(begin)

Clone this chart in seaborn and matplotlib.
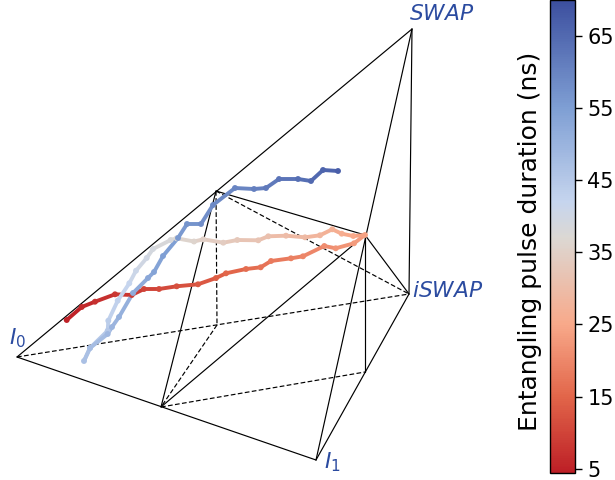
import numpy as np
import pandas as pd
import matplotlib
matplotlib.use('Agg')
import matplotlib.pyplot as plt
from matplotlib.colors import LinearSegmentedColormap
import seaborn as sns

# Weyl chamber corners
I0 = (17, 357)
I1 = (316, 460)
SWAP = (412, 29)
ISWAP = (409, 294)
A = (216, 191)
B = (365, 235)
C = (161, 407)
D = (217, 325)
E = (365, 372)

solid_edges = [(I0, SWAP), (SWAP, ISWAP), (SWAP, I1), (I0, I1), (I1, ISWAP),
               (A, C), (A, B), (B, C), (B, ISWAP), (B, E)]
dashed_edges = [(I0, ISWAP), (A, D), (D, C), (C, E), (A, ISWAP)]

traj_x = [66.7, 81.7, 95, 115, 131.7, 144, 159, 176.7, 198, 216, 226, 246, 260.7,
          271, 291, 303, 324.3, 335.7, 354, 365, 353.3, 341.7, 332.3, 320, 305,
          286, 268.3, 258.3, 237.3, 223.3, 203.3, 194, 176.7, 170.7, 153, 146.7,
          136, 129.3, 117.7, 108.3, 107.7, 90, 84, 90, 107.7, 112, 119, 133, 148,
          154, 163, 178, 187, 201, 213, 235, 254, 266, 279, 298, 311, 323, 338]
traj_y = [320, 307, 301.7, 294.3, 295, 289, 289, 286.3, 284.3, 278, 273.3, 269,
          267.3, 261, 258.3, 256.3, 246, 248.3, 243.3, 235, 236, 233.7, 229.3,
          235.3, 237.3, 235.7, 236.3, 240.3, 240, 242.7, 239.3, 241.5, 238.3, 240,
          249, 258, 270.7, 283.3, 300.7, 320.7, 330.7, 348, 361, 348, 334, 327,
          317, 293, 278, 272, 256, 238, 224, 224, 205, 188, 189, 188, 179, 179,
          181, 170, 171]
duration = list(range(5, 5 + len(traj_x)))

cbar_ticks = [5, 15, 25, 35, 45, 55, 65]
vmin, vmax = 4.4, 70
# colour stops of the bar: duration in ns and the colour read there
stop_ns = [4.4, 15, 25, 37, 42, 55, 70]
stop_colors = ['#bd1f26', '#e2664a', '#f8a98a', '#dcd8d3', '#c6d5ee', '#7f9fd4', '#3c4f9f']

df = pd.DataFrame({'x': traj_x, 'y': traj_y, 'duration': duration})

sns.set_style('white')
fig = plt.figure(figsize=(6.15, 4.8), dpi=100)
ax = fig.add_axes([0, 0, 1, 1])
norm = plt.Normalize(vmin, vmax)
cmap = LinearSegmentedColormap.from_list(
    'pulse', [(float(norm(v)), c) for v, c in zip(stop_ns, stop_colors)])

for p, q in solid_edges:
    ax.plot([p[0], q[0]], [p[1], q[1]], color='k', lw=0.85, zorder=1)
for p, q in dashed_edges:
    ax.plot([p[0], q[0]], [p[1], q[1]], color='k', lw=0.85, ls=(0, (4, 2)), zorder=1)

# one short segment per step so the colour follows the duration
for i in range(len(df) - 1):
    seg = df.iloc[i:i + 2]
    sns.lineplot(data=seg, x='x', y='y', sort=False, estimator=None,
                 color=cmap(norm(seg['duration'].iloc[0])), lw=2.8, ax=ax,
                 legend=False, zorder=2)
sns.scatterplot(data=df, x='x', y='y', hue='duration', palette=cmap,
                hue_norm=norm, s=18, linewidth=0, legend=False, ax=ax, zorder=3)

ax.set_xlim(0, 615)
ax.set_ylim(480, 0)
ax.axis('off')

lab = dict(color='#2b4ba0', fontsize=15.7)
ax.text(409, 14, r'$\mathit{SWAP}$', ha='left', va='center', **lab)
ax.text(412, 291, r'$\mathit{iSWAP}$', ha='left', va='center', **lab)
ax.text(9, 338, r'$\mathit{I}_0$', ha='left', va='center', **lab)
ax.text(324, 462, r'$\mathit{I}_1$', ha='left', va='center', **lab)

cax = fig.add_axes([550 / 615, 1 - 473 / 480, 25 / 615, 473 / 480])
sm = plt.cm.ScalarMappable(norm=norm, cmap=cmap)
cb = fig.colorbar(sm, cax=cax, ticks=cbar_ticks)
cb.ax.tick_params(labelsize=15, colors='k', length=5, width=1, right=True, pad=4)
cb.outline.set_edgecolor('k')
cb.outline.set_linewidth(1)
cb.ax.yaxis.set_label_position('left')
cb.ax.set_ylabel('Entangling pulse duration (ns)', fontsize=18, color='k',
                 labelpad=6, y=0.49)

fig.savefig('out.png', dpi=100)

(end)

■ **REQUIRED TASK**: Produce an exact copy of each line of data, skipping embedded images.

■ **RESPONSE TO THE EXERCISE**:
Clone this chart in seaborn and matplotlib.
import numpy as np
import pandas as pd
import matplotlib
matplotlib.use('Agg')
import matplotlib.pyplot as plt
from matplotlib.colors import LinearSegmentedColormap
import seaborn as sns

# Weyl chamber corners
I0 = (17, 357)
I1 = (316, 460)
SWAP = (412, 29)
ISWAP = (409, 294)
A = (216, 191)
B = (365, 235)
C = (161, 407)
D = (217, 325)
E = (365, 372)

solid_edges = [(I0, SWAP), (SWAP, ISWAP), (SWAP, I1), (I0, I1), (I1, ISWAP),
               (A, C), (A, B), (B, C), (B, ISWAP), (B, E)]
dashed_edges = [(I0, ISWAP), (A, D), (D, C), (C, E), (A, ISWAP)]

traj_x = [66.7, 81.7, 95, 115, 131.7, 144, 159, 176.7, 198, 216, 226, 246, 260.7,
          271, 291, 303, 324.3, 335.7, 354, 365, 353.3, 341.7, 332.3, 320, 305,
          286, 268.3, 258.3, 237.3, 223.3, 203.3, 194, 176.7, 170.7, 153, 146.7,
          136, 129.3, 117.7, 108.3, 107.7, 90, 84, 90, 107.7, 112, 119, 133, 148,
          154, 163, 178, 187, 201, 213, 235, 254, 266, 279, 298, 311, 323, 338]
traj_y = [320, 307, 301.7, 294.3, 295, 289, 289, 286.3, 284.3, 278, 273.3, 269,
          267.3, 261, 258.3, 256.3, 246, 248.3, 243.3, 235, 236, 233.7, 229.3,
          235.3, 237.3, 235.7, 236.3, 240.3, 240, 242.7, 239.3, 241.5, 238.3, 240,
          249, 258, 270.7, 283.3, 300.7, 320.7, 330.7, 348, 361, 348, 334, 327,
          317, 293, 278, 272, 256, 238, 224, 224, 205, 188, 189, 188, 179, 179,
          181, 170, 171]
duration = list(range(5, 5 + len(traj_x)))

cbar_ticks = [5, 15, 25, 35, 45, 55, 65]
vmin, vmax = 4.4, 70
# colour stops of the bar: duration in ns and the colour read there
stop_ns = [4.4, 15, 25, 37, 42, 55, 70]
stop_colors = ['#bd1f26', '#e2664a', '#f8a98a', '#dcd8d3', '#c6d5ee', '#7f9fd4', '#3c4f9f']

df = pd.DataFrame({'x': traj_x, 'y': traj_y, 'duration': duration})

sns.set_style('white')
fig = plt.figure(figsize=(6.15, 4.8), dpi=100)
ax = fig.add_axes([0, 0, 1, 1])
norm = plt.Normalize(vmin, vmax)
cmap = LinearSegmentedColormap.from_list(
    'pulse', [(float(norm(v)), c) for v, c in zip(stop_ns, stop_colors)])

for p, q in solid_edges:
    ax.plot([p[0], q[0]], [p[1], q[1]], color='k', lw=0.85, zorder=1)
for p, q in dashed_edges:
    ax.plot([p[0], q[0]], [p[1], q[1]], color='k', lw=0.85, ls=(0, (4, 2)), zorder=1)

# one short segment per step so the colour follows the duration
for i in range(len(df) - 1):
    seg = df.iloc[i:i + 2]
    sns.lineplot(data=seg, x='x', y='y', sort=False, estimator=None,
                 color=cmap(norm(seg['duration'].iloc[0])), lw=2.8, ax=ax,
                 legend=False, zorder=2)
sns.scatterplot(data=df, x='x', y='y', hue='duration', palette=cmap,
                hue_norm=norm, s=18, linewidth=0, legend=False, ax=ax, zorder=3)

ax.set_xlim(0, 615)
ax.set_ylim(480, 0)
ax.axis('off')

lab = dict(color='#2b4ba0', fontsize=15.7)
ax.text(409, 14, r'$\mathit{SWAP}$', ha='left', va='center', **lab)
ax.text(412, 291, r'$\mathit{iSWAP}$', ha='left', va='center', **lab)
ax.text(9, 338, r'$\mathit{I}_0$', ha='left', va='center', **lab)
ax.text(324, 462, r'$\mathit{I}_1$', ha='left', va='center', **lab)

cax = fig.add_axes([550 / 615, 1 - 473 / 480, 25 / 615, 473 / 480])
sm = plt.cm.ScalarMappable(norm=norm, cmap=cmap)
cb = fig.colorbar(sm, cax=cax, ticks=cbar_ticks)
cb.ax.tick_params(labelsize=15, colors='k', length=5, width=1, right=True, pad=4)
cb.outline.set_edgecolor('k')
cb.outline.set_linewidth(1)
cb.ax.yaxis.set_label_position('left')
cb.ax.set_ylabel('Entangling pulse duration (ns)', fontsize=18, color='k',
                 labelpad=6, y=0.49)

fig.savefig('out.png', dpi=100)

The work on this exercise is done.